The deficit of the central sub sector of the state budget closed the year 2015 much better than expected, with 1.9 percent of GDP, Minister for National Economy Mihály Varga said, commenting on the latest fiscal data released by the Hungarian Central Statistical Office (KSH) earlier today. Another key indicator, the general government debt-to-GDP ratio also fell, to 75.3 percent.
The favourable deficit figure was the result mainly of the performance of Hungary’s economy and the success of economic policy measures, he noted. Economic reforms can only work if economic environment is supportive, because then the volume of investment and the number of jobs rise, and fiscal revenues can subsequently increase.
Last year, revenues from taxes and other levies grew significantly, in case of each tax, exceeding prior estimates by some HUF 550bn, he pointed out. The debt rate has also declined further, shedding 0.9 percentage points since 2014 and hitting 75.3 percent of GDP. The share of forex debt within the total volume fell by 4.5 percentage points to 35.3 percent, thus the financing of the state budget has become sounder, more predictable and balanced, he stressed.

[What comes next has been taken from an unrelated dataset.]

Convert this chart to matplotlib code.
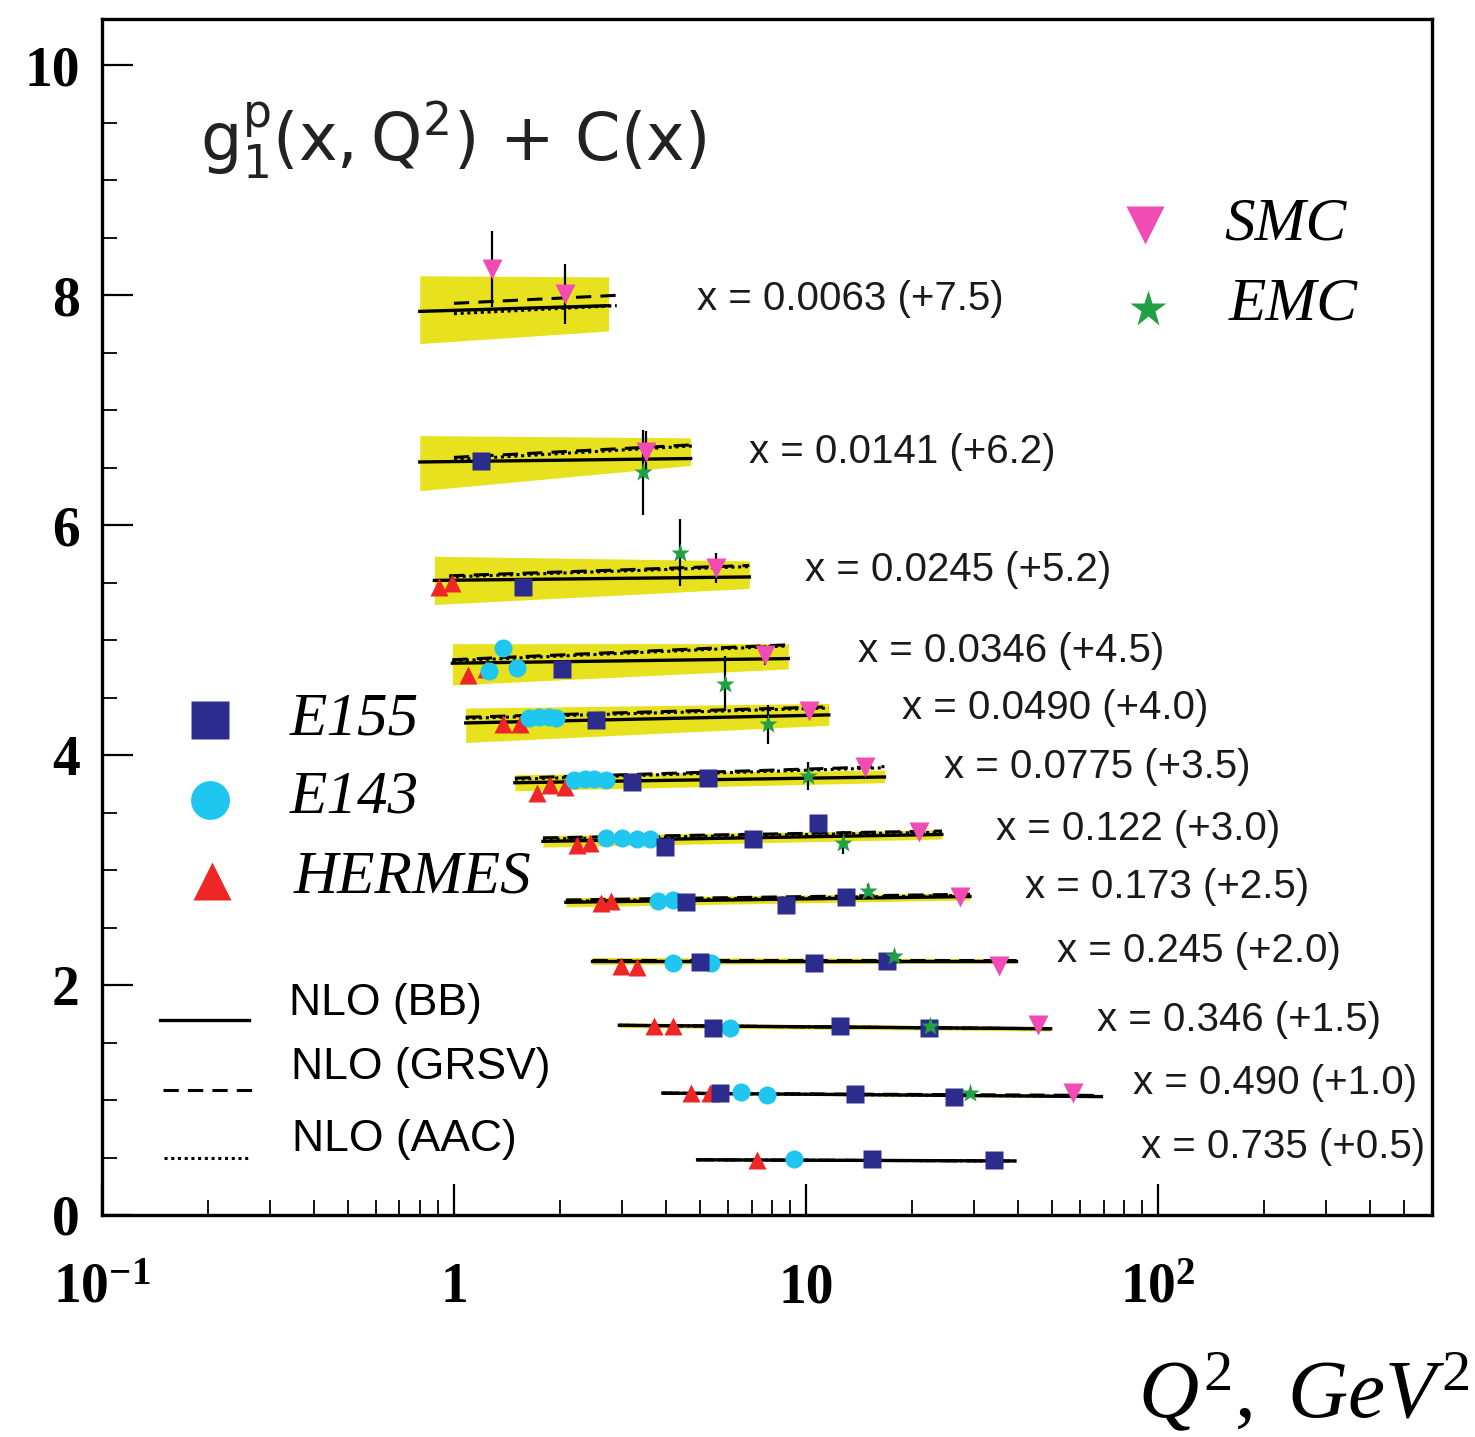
import matplotlib
matplotlib.use('Agg')
import matplotlib.pyplot as plt
from matplotlib.ticker import LogLocator, NullFormatter, MultipleLocator

plt.rcParams['mathtext.fontset'] = 'custom'
plt.rcParams['mathtext.rm'] = 'Liberation Serif'
plt.rcParams['mathtext.it'] = 'Liberation Serif:italic'
plt.rcParams['mathtext.bf'] = 'Liberation Serif:bold'

# ---------------- data ----------------
x_bins = ['0.0063', '0.0141', '0.0245', '0.0346', '0.0490', '0.0775',
          '0.122', '0.173', '0.245', '0.346', '0.490', '0.735']
offsets = ['+7.5', '+6.2', '+5.2', '+4.5', '+4.0', '+3.5',
           '+3.0', '+2.5', '+2.0', '+1.5', '+1.0', '+0.5']
label_q2 = [4.9, 6.9, 9.9, 14.0, 18.7, 24.7, 34.7, 41.8, 51.5, 67, 85, 89.5]
label_y = [7.97, 6.64, 5.61, 4.91, 4.41, 3.90, 3.36, 2.85, 2.30, 1.70, 1.15, 0.59]

# NLO (BB) curve end points, plus error band
bb_q2_lo = [0.80, 0.80, 0.88, 0.99, 1.08, 1.49, 1.79, 2.08, 2.47, 2.95, 3.92, 4.92]
bb_q2_hi = [2.75, 4.7, 6.9, 8.9, 11.6, 16.7, 24.3, 29.2, 39.5, 49.5, 69, 39.2]
bb_lo = [7.86, 6.55, 5.52, 4.80, 4.28, 3.76, 3.25, 2.72, 2.21, 1.65, 1.06, 0.48]
bb_hi = [7.91, 6.58, 5.55, 4.84, 4.35, 3.81, 3.31, 2.77, 2.21, 1.62, 1.03, 0.47]
band_top_lo = [8.17, 6.78, 5.73, 4.97, 4.41, 3.83, 3.30, 2.76, 2.24, 1.67, 1.07, 0.48]
band_top_hi = [8.16, 6.76, 5.69, 4.97, 4.45, 3.87, 3.35, 2.80, 2.23, 1.64, 1.04, 0.47]
band_bot_lo = [7.58, 6.30, 5.31, 4.61, 4.11, 3.69, 3.20, 2.68, 2.18, 1.63, 1.05, 0.48]
band_bot_hi = [7.69, 6.52, 5.45, 4.75, 4.26, 3.76, 3.27, 2.74, 2.19, 1.60, 1.02, 0.47]

# NLO (GRSV) and NLO (AAC)
th_q2_lo = [1.0, 1.0, 0.97, 0.99, 1.08, 1.49, 1.79, 2.08, 2.47, 2.95, 3.92, 4.92]
th_q2_hi = [2.9, 4.8, 6.9, 8.9, 11.6, 16.7, 24.3, 29.2, 39.5, 49.5, 69, 39.2]
grsv_lo = [7.93, 6.59, 5.56, 4.83, 4.33, 3.80, 3.28, 2.74, 2.22, 1.65, 1.06, 0.48]
grsv_hi = [8.00, 6.70, 5.65, 4.96, 4.42, 3.90, 3.34, 2.79, 2.22, 1.62, 1.04, 0.47]
aac_lo = [7.84, 6.57, 5.55, 4.82, 4.32, 3.79, 3.27, 2.73, 2.21, 1.65, 1.06, 0.48]
aac_hi = [7.91, 6.69, 5.64, 4.95, 4.41, 3.89, 3.33, 2.78, 2.21, 1.62, 1.03, 0.47]

# experiments (values already include the offset C(x))
e155_q2 = [1.19, 1.57, 2.03, 2.54, 3.2, 5.27, 3.97, 7.06, 10.8, 4.57, 8.79, 13.0,
           4.99, 10.5, 17.0, 5.43, 12.5, 22.4, 5.69, 13.8, 26.3, 15.4, 34.1]
e155_g = [6.56, 5.46, 4.75, 4.31, 3.77, 3.80, 3.20, 3.27, 3.41, 2.72, 2.70, 2.77,
          2.20, 2.19, 2.21, 1.63, 1.64, 1.63, 1.06, 1.05, 1.03, 0.49, 0.48]

e143_q2 = [1.26, 1.38, 1.51, 1.63, 1.74, 1.86, 1.95, 2.2, 2.35, 2.5, 2.7,
           2.7, 3.0, 3.3, 3.6, 3.8, 4.2, 4.19, 5.37, 6.1, 6.53, 7.74, 9.27]
e143_g = [4.73, 4.93, 4.76, 4.32, 4.33, 4.33, 4.32, 3.78, 3.79, 3.79, 3.78,
          3.28, 3.28, 3.27, 3.27, 2.73, 2.74, 2.19, 2.19, 1.63, 1.07, 1.04, 0.49]

hermes_q2 = [0.91, 0.99, 1.10, 1.23, 1.38, 1.54, 1.72, 1.87, 2.07, 2.23, 2.43,
             2.62, 2.8, 2.98, 3.31, 3.71, 4.2, 4.71, 5.33, 7.24]
hermes_g = [5.46, 5.50, 4.70, 4.75, 4.27, 4.27, 3.67, 3.74, 3.72, 3.22, 3.24,
            2.71, 2.73, 2.17, 2.16, 1.64, 1.64, 1.06, 1.06, 0.48]

smc_q2 = [1.28, 2.07, 3.52, 5.55, 7.64, 10.2, 14.7, 20.9, 27.3, 35.4, 45.5, 57.4]
smc_g = [8.23, 8.01, 6.64, 5.63, 4.87, 4.38, 3.90, 3.33, 2.77, 2.17, 1.65, 1.06]
smc_err = [0.33, 0.26, 0.18, 0.13, 0.09, 0.05, 0.04, 0.03, 0.02, 0.02, 0.02, 0.02]

emc_q2 = [3.45, 4.39, 5.9, 7.82, 10.1, 12.7, 15.0, 17.8, 22.5, 29.2]
emc_g = [6.46, 5.76, 4.62, 4.27, 3.82, 3.24, 2.82, 2.25, 1.64, 1.06]
emc_err = [0.37, 0.29, 0.24, 0.17, 0.12, 0.10, 0.06, 0.04, 0.03, 0.03]

xtick_vals = [0.1, 1, 10, 100]
xtick_labels = [r'$\mathbf{10^{-1}}$', '1', '10', r'$\mathbf{10^{2}}$']
ytick_vals = [0, 2, 4, 6, 8, 10]

# ---------------- styles ----------------
YELLOW = '#e8e21e'
C_E155 = '#2c2c8e'
C_E143 = '#1ec6f0'
C_HERM = '#ee2626'
C_SMC = '#f04cb4'
C_EMC = '#22a044'
BB_LS = '-'
GRSV_LS = (0, (5, 3))
AAC_LS = (0, (1, 1.2))

fig = plt.figure(figsize=(14.75, 14.37), dpi=100)
ax = fig.add_axes([0.069, 0.1545, 0.902, 0.832])
ax.set_xscale('log')
ax.set_xlim(0.1, 600)
ax.set_ylim(0, 10.4)

for i in range(len(x_bins)):
    qs = [bb_q2_lo[i], bb_q2_hi[i]]
    ax.fill_between(qs, [band_bot_lo[i], band_bot_hi[i]],
                    [band_top_lo[i], band_top_hi[i]],
                    color=YELLOW, lw=0, zorder=1)
    ax.plot(qs, [bb_lo[i], bb_hi[i]], color='black', lw=2.4, ls=BB_LS, zorder=2)
    tq = [th_q2_lo[i], th_q2_hi[i]]
    ax.plot(tq, [grsv_lo[i], grsv_hi[i]], color='black', lw=2.2, ls=GRSV_LS, zorder=2)
    ax.plot(tq, [aac_lo[i], aac_hi[i]], color='black', lw=2.2, ls=AAC_LS, zorder=2)
    ax.text(label_q2[i], label_y[i], f'x = {x_bins[i]} ({offsets[i]})',
            fontsize=29, family='Liberation Sans', ha='left', va='center',
            color='#1a1a1a')

ax.errorbar(smc_q2, smc_g, yerr=smc_err, fmt='none', ecolor='black', elinewidth=1.6, zorder=3)
ax.errorbar(emc_q2, emc_g, yerr=emc_err, fmt='none', ecolor='black', elinewidth=1.6, zorder=3)

ax.plot(hermes_q2, hermes_g, ls='none', marker='^', ms=13, color=C_HERM, mec='none', zorder=4)
ax.plot(e143_q2, e143_g, ls='none', marker='o', ms=13, color=C_E143, mec='none', zorder=4)
ax.plot(e155_q2, e155_g, ls='none', marker='s', ms=13, color=C_E155, mec='none', zorder=5)
ax.plot(emc_q2, emc_g, ls='none', marker='*', ms=14, color=C_EMC, mec='none', zorder=5)
ax.plot(smc_q2, smc_g, ls='none', marker='v', ms=14, color=C_SMC, mec='none', zorder=5)

# title
ax.text(0.074, 0.899, r'$\mathrm{g_1^p(x,Q^2)}$ + C(x)', transform=ax.transAxes,
        fontsize=47, family='DejaVu Sans', ha='left', va='center',
        math_fontfamily='dejavusans', color='#222222')

# legends (manual)
T = ax.transAxes
ax.plot([0.784], [0.828], marker='v', ms=28, color=C_SMC, mec='none', transform=T, clip_on=False)
ax.text(0.844, 0.828, 'SMC', transform=T, fontsize=44, family='Liberation Serif',
        style='italic', ha='left', va='center')
ax.plot([0.786], [0.758], marker='*', ms=28, color=C_EMC, mec='none', transform=T, clip_on=False)
ax.text(0.847, 0.761, 'EMC', transform=T, fontsize=44, family='Liberation Serif',
        style='italic', ha='left', va='center')

ax.plot([0.081], [0.414], marker='s', ms=28, color=C_E155, mec='none', transform=T)
ax.text(0.141, 0.414, 'E155', transform=T, fontsize=44, family='Liberation Serif',
        style='italic', ha='left', va='center')
ax.plot([0.081], [0.347], marker='o', ms=28, color=C_E143, mec='none', transform=T)
ax.text(0.141, 0.349, 'E143', transform=T, fontsize=44, family='Liberation Serif',
        style='italic', ha='left', va='center')
ax.plot([0.083], [0.279], marker='^', ms=28, color=C_HERM, mec='none', transform=T)
ax.text(0.144, 0.282, 'HERMES', transform=T, fontsize=44, family='Liberation Serif',
        style='italic', ha='left', va='center')

ax.plot([0.044, 0.111], [0.163, 0.163], color='black', lw=2.4, ls=BB_LS, transform=T)
ax.text(0.141, 0.177, 'NLO (BB)', transform=T, fontsize=32, family='Liberation Sans',
        ha='left', va='center')
ax.plot([0.046, 0.113], [0.1045, 0.1045], color='black', lw=2.2, ls=GRSV_LS, transform=T)
ax.text(0.142, 0.123, 'NLO (GRSV)', transform=T, fontsize=32, family='Liberation Sans',
        ha='left', va='center')
ax.plot([0.047, 0.111], [0.048, 0.048], color='black', lw=2.2, ls=AAC_LS, transform=T)
ax.text(0.143, 0.063, 'NLO (AAC)', transform=T, fontsize=32, family='Liberation Sans',
        ha='left', va='center')

# axes styling
for s in ax.spines.values():
    s.set_linewidth(2.4)
ax.set_xticks(xtick_vals)
ax.set_xticklabels(xtick_labels)
ax.xaxis.set_minor_locator(LogLocator(base=10, subs=range(2, 10)))
ax.xaxis.set_minor_formatter(NullFormatter())
ax.set_yticks(ytick_vals)
ax.set_yticklabels([str(v) for v in ytick_vals])
ax.yaxis.set_minor_locator(MultipleLocator(0.5))
ax.tick_params(which='major', direction='in', length=22, width=1.6)
ax.tick_params(which='minor', direction='in', length=11, width=1.3)
ax.tick_params(axis='x', which='major', pad=34)
ax.tick_params(axis='y', which='major', pad=16)
for lbl in ax.get_xticklabels() + ax.get_yticklabels():
    lbl.set_fontfamily('Liberation Serif')
    lbl.set_fontweight('bold')
    lbl.set_fontsize(40)

fig.text(0.996, 0.014, r'$Q^2,\ GeV^2$', fontsize=60, ha='right', va='baseline')

fig.savefig('out.png', dpi=100)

The ESA deficit target of the state budget is 2 percent of GDP in 2016. In order to bolster our economic sovereignty, the Government has been committed to continuing with the reduction of fiscal deficit and state debt, Mihály Varga said. The drafting of the 2017 Budget Bill has been fully in line with this principle.
In accordance with the practise of recent years, the KSH sent data on state debt and general government budget to the statistical office of the European Union, in the so-called EDP report, Minister of State for Public Finances Péter Benő Banai said. The Eurostat is to use it as basis for a report on member states for the European Commission.